Band Music from the Civil War Era
Image Caption
The Civil War Bands

See Image Caption

Band of the 114th Pennsylvania Volunteer Infantry [Detail], in front of Petersburg, Va., August, 1864. Prints and Photographs Division. Reproduction number: LC-B8184-7346. Call Number: LOT 4190D.

Of this band and the regiment to which it was attached its leader, Frank Rauscher, wrote: "It was in 1861, when President Abraham Lincoln made the first call for three hundred thousand volunteers for three years' service, in response to which Charles H. T. Collis, then a young man and enthusiastic in the cause of the Union, promptly raised a company of splendid material for the full term.
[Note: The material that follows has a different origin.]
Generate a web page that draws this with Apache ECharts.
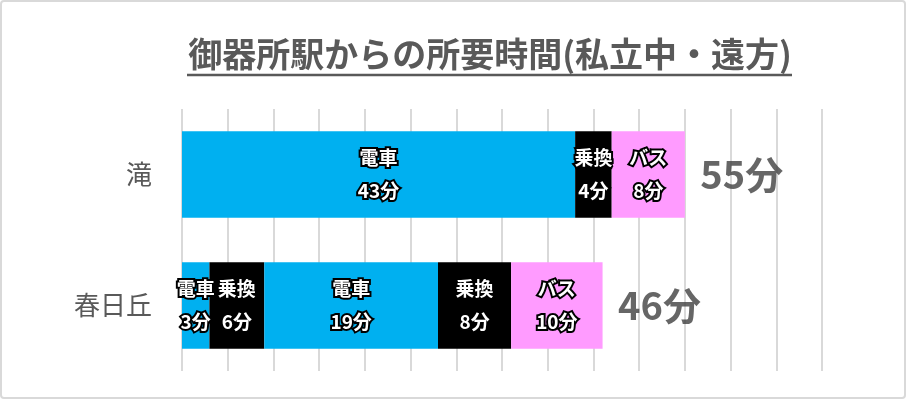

The uniform adopted for the dashing members was that of the French Zouave d'Afrique, and besides pleasing their fancy very much, it attracted a number of men to join the company who had seen actual service in the French army, several of whom were French Alsatians. . . . The Uniform adopted for the regiment was precisely like that of the original company--red pants, Zouave jacket, white leggings, blue sash around the waist, and white turban. . . . The material for these uniforms was all imported from France, and special arrangements were made to secure a sufficient supply of the same to replenish the uniforms during the whole term of service. . . . There were other Zouave regiments in the army, but as soon as their uniforms became badly worn, they were required to don the regulation blue. The officers of the 114th were men of pride and culture, as well as courage, and therefore determined to have a full brass band. . . . Concerning the band it may be here stated, that about one year before the war broke out, a number of young men formed a cornet band in Germantown. As instrumental musicians, they were amateurs and beginners, but with a fair knowledge of music as vocalists, by close application they made rapid progress. . . . When the band was started [Capt. F. A. Elliot of Germantown] became a helpful friend of the project, subscribing liberally toward procuring instruments, and afterward assisted in supplying the members with uniforms. . . . Subsequent events . . . proved it to have been a good policy on the part of the officers to secure a band, and that it became a prime factor and one of the most efficient aids in maintaining discipline." (Frank Rauscher, Music on the March, 1862-65, with the Army of the Potomac, 114th Regt. P.V., Collis' Zouaves [Philadelphia: Wm. F. Fell & Co., 1892], 11-14.)